**Description of the task:** Exactly repeat the full listing that follows.

**Supplied material:**
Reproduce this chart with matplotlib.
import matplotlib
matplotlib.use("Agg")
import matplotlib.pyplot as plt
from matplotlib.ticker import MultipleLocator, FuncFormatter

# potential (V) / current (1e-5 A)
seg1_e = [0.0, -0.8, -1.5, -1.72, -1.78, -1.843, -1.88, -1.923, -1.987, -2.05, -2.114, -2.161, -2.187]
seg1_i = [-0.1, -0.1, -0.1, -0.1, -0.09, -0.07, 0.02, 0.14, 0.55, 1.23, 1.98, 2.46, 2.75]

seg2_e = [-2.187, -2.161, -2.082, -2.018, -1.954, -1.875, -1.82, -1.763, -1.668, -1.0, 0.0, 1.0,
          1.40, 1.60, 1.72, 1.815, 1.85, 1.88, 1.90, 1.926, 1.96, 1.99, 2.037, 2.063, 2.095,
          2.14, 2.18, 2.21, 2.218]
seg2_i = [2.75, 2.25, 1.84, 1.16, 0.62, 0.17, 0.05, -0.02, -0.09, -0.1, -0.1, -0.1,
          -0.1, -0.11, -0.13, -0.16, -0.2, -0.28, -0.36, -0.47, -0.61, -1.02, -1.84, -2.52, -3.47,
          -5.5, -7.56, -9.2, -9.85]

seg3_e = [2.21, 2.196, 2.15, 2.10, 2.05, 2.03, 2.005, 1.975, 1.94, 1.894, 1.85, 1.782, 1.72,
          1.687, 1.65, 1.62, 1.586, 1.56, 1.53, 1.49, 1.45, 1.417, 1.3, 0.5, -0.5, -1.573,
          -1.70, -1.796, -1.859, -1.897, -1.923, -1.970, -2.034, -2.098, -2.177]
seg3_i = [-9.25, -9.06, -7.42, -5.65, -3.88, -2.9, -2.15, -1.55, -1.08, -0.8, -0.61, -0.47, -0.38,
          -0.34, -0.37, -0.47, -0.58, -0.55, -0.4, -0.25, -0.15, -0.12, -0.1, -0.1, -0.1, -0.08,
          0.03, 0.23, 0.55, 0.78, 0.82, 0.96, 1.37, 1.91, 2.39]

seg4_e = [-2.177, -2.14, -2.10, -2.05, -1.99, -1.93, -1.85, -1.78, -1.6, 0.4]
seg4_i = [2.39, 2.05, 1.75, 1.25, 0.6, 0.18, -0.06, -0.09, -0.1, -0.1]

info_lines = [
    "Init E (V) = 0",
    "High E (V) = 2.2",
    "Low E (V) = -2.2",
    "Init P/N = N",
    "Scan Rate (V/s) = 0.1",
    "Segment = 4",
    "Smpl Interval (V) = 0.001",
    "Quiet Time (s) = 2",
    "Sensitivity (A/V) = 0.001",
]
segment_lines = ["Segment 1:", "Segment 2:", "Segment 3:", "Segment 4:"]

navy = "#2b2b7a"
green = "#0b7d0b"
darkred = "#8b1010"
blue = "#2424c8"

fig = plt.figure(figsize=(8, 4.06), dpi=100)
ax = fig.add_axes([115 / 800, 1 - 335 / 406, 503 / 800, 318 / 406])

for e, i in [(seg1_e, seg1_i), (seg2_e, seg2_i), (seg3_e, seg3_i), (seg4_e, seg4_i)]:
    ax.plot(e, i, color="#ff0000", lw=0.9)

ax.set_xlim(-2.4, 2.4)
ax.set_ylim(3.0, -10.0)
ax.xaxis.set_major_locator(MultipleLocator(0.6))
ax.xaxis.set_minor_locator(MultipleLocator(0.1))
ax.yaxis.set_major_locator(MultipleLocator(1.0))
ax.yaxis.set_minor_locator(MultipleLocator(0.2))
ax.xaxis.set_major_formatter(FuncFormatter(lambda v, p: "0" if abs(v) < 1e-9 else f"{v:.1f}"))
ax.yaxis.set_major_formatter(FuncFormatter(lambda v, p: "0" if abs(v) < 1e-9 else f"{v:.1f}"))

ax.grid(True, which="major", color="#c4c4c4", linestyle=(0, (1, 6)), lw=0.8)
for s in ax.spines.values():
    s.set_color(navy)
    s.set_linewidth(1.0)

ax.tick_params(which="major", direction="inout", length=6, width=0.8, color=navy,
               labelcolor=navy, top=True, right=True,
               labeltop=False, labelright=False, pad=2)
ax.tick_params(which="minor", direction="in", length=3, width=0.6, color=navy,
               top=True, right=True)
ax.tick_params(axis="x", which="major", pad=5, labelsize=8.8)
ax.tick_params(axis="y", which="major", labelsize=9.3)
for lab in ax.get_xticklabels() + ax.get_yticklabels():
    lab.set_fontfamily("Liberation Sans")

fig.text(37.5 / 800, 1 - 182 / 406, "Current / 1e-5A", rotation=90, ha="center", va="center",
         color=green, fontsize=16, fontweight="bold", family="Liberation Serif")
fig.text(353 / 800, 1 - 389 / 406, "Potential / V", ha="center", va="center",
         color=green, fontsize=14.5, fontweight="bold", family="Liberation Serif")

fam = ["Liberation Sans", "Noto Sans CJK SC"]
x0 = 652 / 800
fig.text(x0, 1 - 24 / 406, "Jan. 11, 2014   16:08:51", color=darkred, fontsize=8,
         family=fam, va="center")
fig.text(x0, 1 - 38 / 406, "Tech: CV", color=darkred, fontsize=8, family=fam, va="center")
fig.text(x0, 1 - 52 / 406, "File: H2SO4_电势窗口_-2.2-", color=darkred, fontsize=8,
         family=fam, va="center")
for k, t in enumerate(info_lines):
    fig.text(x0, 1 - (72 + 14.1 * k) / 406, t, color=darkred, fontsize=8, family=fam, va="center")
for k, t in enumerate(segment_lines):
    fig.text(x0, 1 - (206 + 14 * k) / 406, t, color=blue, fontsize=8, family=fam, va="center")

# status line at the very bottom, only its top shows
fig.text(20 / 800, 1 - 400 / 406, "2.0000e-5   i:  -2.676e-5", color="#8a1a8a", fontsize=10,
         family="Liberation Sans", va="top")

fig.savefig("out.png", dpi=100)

**Output:**
Reproduce this chart with matplotlib.
import matplotlib
matplotlib.use("Agg")
import matplotlib.pyplot as plt
from matplotlib.ticker import MultipleLocator, FuncFormatter

# potential (V) / current (1e-5 A)
seg1_e = [0.0, -0.8, -1.5, -1.72, -1.78, -1.843, -1.88, -1.923, -1.987, -2.05, -2.114, -2.161, -2.187]
seg1_i = [-0.1, -0.1, -0.1, -0.1, -0.09, -0.07, 0.02, 0.14, 0.55, 1.23, 1.98, 2.46, 2.75]

seg2_e = [-2.187, -2.161, -2.082, -2.018, -1.954, -1.875, -1.82, -1.763, -1.668, -1.0, 0.0, 1.0,
          1.40, 1.60, 1.72, 1.815, 1.85, 1.88, 1.90, 1.926, 1.96, 1.99, 2.037, 2.063, 2.095,
          2.14, 2.18, 2.21, 2.218]
seg2_i = [2.75, 2.25, 1.84, 1.16, 0.62, 0.17, 0.05, -0.02, -0.09, -0.1, -0.1, -0.1,
          -0.1, -0.11, -0.13, -0.16, -0.2, -0.28, -0.36, -0.47, -0.61, -1.02, -1.84, -2.52, -3.47,
          -5.5, -7.56, -9.2, -9.85]

seg3_e = [2.21, 2.196, 2.15, 2.10, 2.05, 2.03, 2.005, 1.975, 1.94, 1.894, 1.85, 1.782, 1.72,
          1.687, 1.65, 1.62, 1.586, 1.56, 1.53, 1.49, 1.45, 1.417, 1.3, 0.5, -0.5, -1.573,
          -1.70, -1.796, -1.859, -1.897, -1.923, -1.970, -2.034, -2.098, -2.177]
seg3_i = [-9.25, -9.06, -7.42, -5.65, -3.88, -2.9, -2.15, -1.55, -1.08, -0.8, -0.61, -0.47, -0.38,
          -0.34, -0.37, -0.47, -0.58, -0.55, -0.4, -0.25, -0.15, -0.12, -0.1, -0.1, -0.1, -0.08,
          0.03, 0.23, 0.55, 0.78, 0.82, 0.96, 1.37, 1.91, 2.39]

seg4_e = [-2.177, -2.14, -2.10, -2.05, -1.99, -1.93, -1.85, -1.78, -1.6, 0.4]
seg4_i = [2.39, 2.05, 1.75, 1.25, 0.6, 0.18, -0.06, -0.09, -0.1, -0.1]

info_lines = [
    "Init E (V) = 0",
    "High E (V) = 2.2",
    "Low E (V) = -2.2",
    "Init P/N = N",
    "Scan Rate (V/s) = 0.1",
    "Segment = 4",
    "Smpl Interval (V) = 0.001",
    "Quiet Time (s) = 2",
    "Sensitivity (A/V) = 0.001",
]
segment_lines = ["Segment 1:", "Segment 2:", "Segment 3:", "Segment 4:"]

navy = "#2b2b7a"
green = "#0b7d0b"
darkred = "#8b1010"
blue = "#2424c8"

fig = plt.figure(figsize=(8, 4.06), dpi=100)
ax = fig.add_axes([115 / 800, 1 - 335 / 406, 503 / 800, 318 / 406])

for e, i in [(seg1_e, seg1_i), (seg2_e, seg2_i), (seg3_e, seg3_i), (seg4_e, seg4_i)]:
    ax.plot(e, i, color="#ff0000", lw=0.9)

ax.set_xlim(-2.4, 2.4)
ax.set_ylim(3.0, -10.0)
ax.xaxis.set_major_locator(MultipleLocator(0.6))
ax.xaxis.set_minor_locator(MultipleLocator(0.1))
ax.yaxis.set_major_locator(MultipleLocator(1.0))
ax.yaxis.set_minor_locator(MultipleLocator(0.2))
ax.xaxis.set_major_formatter(FuncFormatter(lambda v, p: "0" if abs(v) < 1e-9 else f"{v:.1f}"))
ax.yaxis.set_major_formatter(FuncFormatter(lambda v, p: "0" if abs(v) < 1e-9 else f"{v:.1f}"))

ax.grid(True, which="major", color="#c4c4c4", linestyle=(0, (1, 6)), lw=0.8)
for s in ax.spines.values():
    s.set_color(navy)
    s.set_linewidth(1.0)

ax.tick_params(which="major", direction="inout", length=6, width=0.8, color=navy,
               labelcolor=navy, top=True, right=True,
               labeltop=False, labelright=False, pad=2)
ax.tick_params(which="minor", direction="in", length=3, width=0.6, color=navy,
               top=True, right=True)
ax.tick_params(axis="x", which="major", pad=5, labelsize=8.8)
ax.tick_params(axis="y", which="major", labelsize=9.3)
for lab in ax.get_xticklabels() + ax.get_yticklabels():
    lab.set_fontfamily("Liberation Sans")

fig.text(37.5 / 800, 1 - 182 / 406, "Current / 1e-5A", rotation=90, ha="center", va="center",
         color=green, fontsize=16, fontweight="bold", family="Liberation Serif")
fig.text(353 / 800, 1 - 389 / 406, "Potential / V", ha="center", va="center",
         color=green, fontsize=14.5, fontweight="bold", family="Liberation Serif")

fam = ["Liberation Sans", "Noto Sans CJK SC"]
x0 = 652 / 800
fig.text(x0, 1 - 24 / 406, "Jan. 11, 2014   16:08:51", color=darkred, fontsize=8,
         family=fam, va="center")
fig.text(x0, 1 - 38 / 406, "Tech: CV", color=darkred, fontsize=8, family=fam, va="center")
fig.text(x0, 1 - 52 / 406, "File: H2SO4_电势窗口_-2.2-", color=darkred, fontsize=8,
         family=fam, va="center")
for k, t in enumerate(info_lines):
    fig.text(x0, 1 - (72 + 14.1 * k) / 406, t, color=darkred, fontsize=8, family=fam, va="center")
for k, t in enumerate(segment_lines):
    fig.text(x0, 1 - (206 + 14 * k) / 406, t, color=blue, fontsize=8, family=fam, va="center")

# status line at the very bottom, only its top shows
fig.text(20 / 800, 1 - 400 / 406, "2.0000e-5   i:  -2.676e-5", color="#8a1a8a", fontsize=10,
         family="Liberation Sans", va="top")

fig.savefig("out.png", dpi=100)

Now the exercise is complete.